I ran out of the room and touched my son's shoulder. I got on my knees and I looked him right in the eye and I said something I have never heard my mother say. 

“Hey, I’m sorry.”

“No, you hurt my feelings!” he squeaked out with damp eyes.

“Really, Yusuf, I’m sorry. I know you worked it out with your dad. I know you did your best. I believe you were helping. I’m really sorry I hurt your feelings.”

And I wasn’t sorry for my child’s feelings being hurt, although that sucked. I wasn't sorry for wishing he had handled it with words instead of feet. I was sorry because I should’ve just asked what happened instead of deciding what had happened and offering a premature opinion.

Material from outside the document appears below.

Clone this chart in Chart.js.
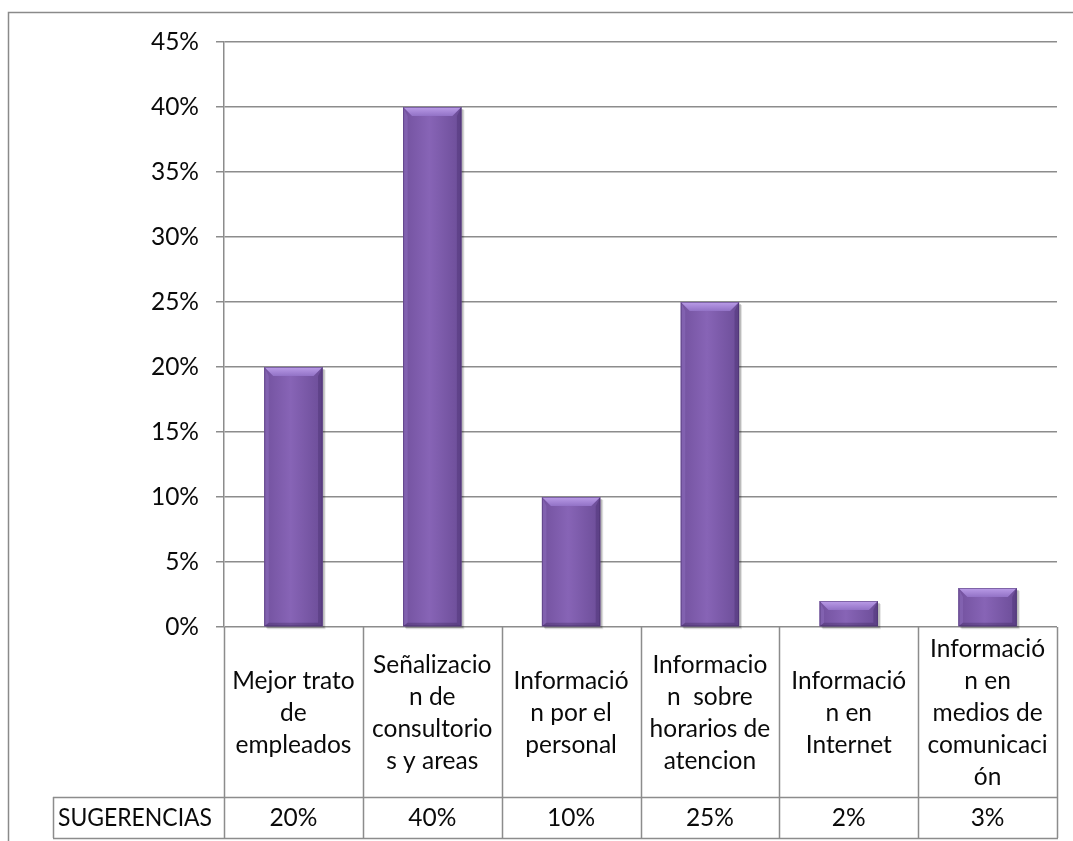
<!DOCTYPE html>
<html>
<head>
<meta charset="utf-8">
<script src="https://cdn.jsdelivr.net/npm/chart.js@4"></script>
<style>
  html, body { margin: 0; padding: 0; background: #ffffff; }
  #wrap { width: 1073px; height: 841px; }
</style>
</head>
<body>
<div id="wrap"><canvas id="c" width="1073" height="841"></canvas></div>
<script>
// Suggestion categories (wrapped as they appear in the table header)
const categories = [
  ["Mejor trato", "de", "empleados"],
  ["Señalizacio", "n de", "consultorio", "s y areas"],
  ["Informació", "n por el", "personal"],
  ["Informacio", "n  sobre", "horarios de", "atencion"],
  ["Informació", "n en", "Internet"],
  ["Informació", "n en", "medios de", "comunicaci", "ón"]
];
const seriesName = "SUGERENCIAS";
const values = [20, 40, 10, 25, 2, 3];
const yMax = 45;
const yStep = 5;

const FONT = "Lato, 'Open Sans', 'DejaVu Sans', sans-serif";
const FONT_SIZE = 24.5;
const LINE = "#8c8c8c";

// Page frame, white background
const framePlugin = {
  id: 'frame',
  beforeDraw(chart) {
    const ctx = chart.ctx;
    ctx.save();
    ctx.fillStyle = '#ffffff';
    ctx.fillRect(0, 0, chart.width, chart.height);
    ctx.strokeStyle = '#8a8a8a';
    ctx.lineWidth = 1.5;
    ctx.beginPath();
    ctx.moveTo(8.5, chart.height + 2);
    ctx.lineTo(8.5, 12.5);
    ctx.lineTo(chart.width + 2, 12.5);
    ctx.stroke();
    ctx.restore();
  }
};

// Bevelled bars drawn over the library's bar rectangles
const bevelPlugin = {
  id: 'bevel',
  beforeDatasetsDraw(chart) {
    const ctx = chart.ctx;
    const meta = chart.getDatasetMeta(0);
    ctx.save();
    meta.data.forEach(bar => {
      const p = bar.getProps(['x', 'y', 'base', 'width'], true);
      const l = p.x - p.width / 2, t = p.y;
      ctx.fillStyle = 'rgba(0,0,0,0.18)';
      ctx.fillRect(l + 2, t + 2, p.width, p.base - t);
      ctx.fillStyle = 'rgba(0,0,0,0.10)';
      ctx.fillRect(l + 3, t + 3, p.width, p.base - t);
    });
    ctx.restore();
  },
  afterDatasetsDraw(chart) {
    const ctx = chart.ctx;
    const meta = chart.getDatasetMeta(0);
    ctx.save();
    meta.data.forEach(bar => {
      const p = bar.getProps(['x', 'y', 'base', 'width'], true);
      const l = p.x - p.width / 2, r = p.x + p.width / 2;
      const t = p.y, b = p.base;
      const h = b - t;
      const bv = Math.min(9, h / 2.5, p.width / 4);

      // body: darker edges, lighter middle
      const g = ctx.createLinearGradient(l, 0, r, 0);
      g.addColorStop(0, '#73529f');
      g.addColorStop(0.45, '#8764b6');
      g.addColorStop(1, '#6c4d98');
      ctx.fillStyle = g;
      ctx.fillRect(l, t, p.width, h);

      // left bevel
      ctx.fillStyle = 'rgba(160,130,210,0.30)';
      ctx.beginPath();
      ctx.moveTo(l, t); ctx.lineTo(l + bv * 0.5, t + bv); ctx.lineTo(l + bv * 0.5, b - bv * 0.4); ctx.lineTo(l, b);
      ctx.closePath(); ctx.fill();

      // right bevel
      ctx.fillStyle = 'rgba(60,35,95,0.30)';
      ctx.beginPath();
      ctx.moveTo(r, t); ctx.lineTo(r - bv * 0.5, t + bv); ctx.lineTo(r - bv * 0.5, b - bv * 0.4); ctx.lineTo(r, b);
      ctx.closePath(); ctx.fill();

      // bottom bevel
      ctx.fillStyle = 'rgba(50,30,80,0.30)';
      ctx.beginPath();
      ctx.moveTo(l, b); ctx.lineTo(l + bv * 0.5, b - bv * 0.4); ctx.lineTo(r - bv * 0.5, b - bv * 0.4); ctx.lineTo(r, b);
      ctx.closePath(); ctx.fill();

      // top bevel
      const gt = ctx.createLinearGradient(0, t, 0, t + bv);
      gt.addColorStop(0, '#bb9de8');
      gt.addColorStop(1, '#9272c6');
      ctx.fillStyle = gt;
      ctx.beginPath();
      ctx.moveTo(l, t); ctx.lineTo(r, t); ctx.lineTo(r - bv, t + bv); ctx.lineTo(l + bv, t + bv);
      ctx.closePath(); ctx.fill();

      // outline
      ctx.strokeStyle = 'rgba(70,45,105,0.5)';
      ctx.lineWidth = 1;
      ctx.strokeRect(l + 0.5, t + 0.5, p.width - 1, h - 1);
    });
    ctx.restore();
  }
};

// Data table below the plot: category header row and value row
const tablePlugin = {
  id: 'dataTable',
  afterDraw(chart) {
    const ctx = chart.ctx;
    const xs = chart.scales.x;
    const area = chart.chartArea;
    const n = categories.length;
    const colW = (area.right - area.left) / n;
    const headTop = area.bottom;
    const headBottom = headTop + 170;
    const rowBottom = headBottom + 41;
    const labelLeft = 53;

    ctx.save();
    ctx.strokeStyle = LINE;
    ctx.lineWidth = 1.5;
    ctx.beginPath();
    // vertical column lines
    for (let i = 0; i <= n; i++) {
      const xv = xs.getPixelForValue(Math.min(i, n - 1)) + (i === n ? colW / 2 : -colW / 2);
      ctx.moveTo(Math.round(xv) + 0.5, headTop);
      ctx.lineTo(Math.round(xv) + 0.5, rowBottom);
    }
    // left label cell
    ctx.moveTo(labelLeft + 0.5, headBottom);
    ctx.lineTo(labelLeft + 0.5, rowBottom);
    // row separators
    ctx.moveTo(labelLeft, headBottom + 0.5);
    ctx.lineTo(area.right + 1, headBottom + 0.5);
    ctx.moveTo(labelLeft, rowBottom + 0.5);
    ctx.lineTo(area.right + 1, rowBottom + 0.5);
    ctx.stroke();

    ctx.fillStyle = '#0a0a0a';
    ctx.font = FONT_SIZE + 'px ' + FONT;
    ctx.textAlign = 'center';
    ctx.textBaseline = 'middle';
    const lh = 32;
    categories.forEach((lines, i) => {
      const cx = xs.getPixelForValue(i);
      const cy = (headTop + headBottom) / 2;
      const start = cy - (lines.length - 1) * lh / 2;
      lines.forEach((s, k) => ctx.fillText(s, cx, start + k * lh + 1, colW - 8));
      ctx.fillText(values[i] + '%', cx, (headBottom + rowBottom) / 2 + 1);
    });
    ctx.textAlign = 'left';
    const firstEdge = xs.getPixelForValue(0) - colW / 2;
    ctx.fillText(seriesName, labelLeft + 5, (headBottom + rowBottom) / 2 + 1, firstEdge - labelLeft - 17);
    ctx.restore();
  }
};

new Chart(document.getElementById('c'), {
  type: 'bar',
  data: {
    labels: categories,
    datasets: [{
      label: seriesName,
      data: values,
      backgroundColor: '#7b5aa8',
      borderWidth: 0,
      categoryPercentage: 1,
      barPercentage: 0.42
    }]
  },
  options: {
    responsive: false,
    devicePixelRatio: 1,
    animation: false,
    layout: { padding: { left: 0, top: 42, right: 16, bottom: 0 } },
    plugins: { legend: { display: false }, tooltip: { enabled: false } },
    scales: {
      x: {
        ticks: { display: false },
        grid: { display: false },
        border: { display: false },
        afterFit(scale) { scale.height = 214; }
      },
      y: {
        min: 0,
        max: yMax,
        ticks: {
          stepSize: yStep,
          padding: 17,
          color: '#0a0a0a',
          font: { family: FONT, size: FONT_SIZE },
          callback: v => v + '%'
        },
        grid: { color: LINE, lineWidth: 1.5, tickLength: 8 },
        border: { color: LINE, width: 1.5 },
        afterFit(scale) { scale.width = 224; }
      }
    }
  },
  plugins: [framePlugin, bevelPlugin, tablePlugin]
});
</script>
</body>
</html>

I’m raising this sweet, sensitive boy who worries about “working on his friendship with Joe” and says things like “But love is everywhere in the world” when he hears my Pandora station playing Foreigner's “I Wanna Know What Love Is”… I should’ve known better. I should've asked when he wasn't positively glowing about how much fun he had. And I should've asked because I wanted to know what happened, not because I needed him to know what he should or should not have done. That was a different conversation that could've been had on different day.

And these should haves are a set intentions and promises I plan on keeping.

I said sorry. And he said it was okay. So I guess it was.  

We hugged it out, and he went back to playing My Little Ponies with his sister.

Which is his dirty secret and if you tell anyone I’ll have to kick all of you.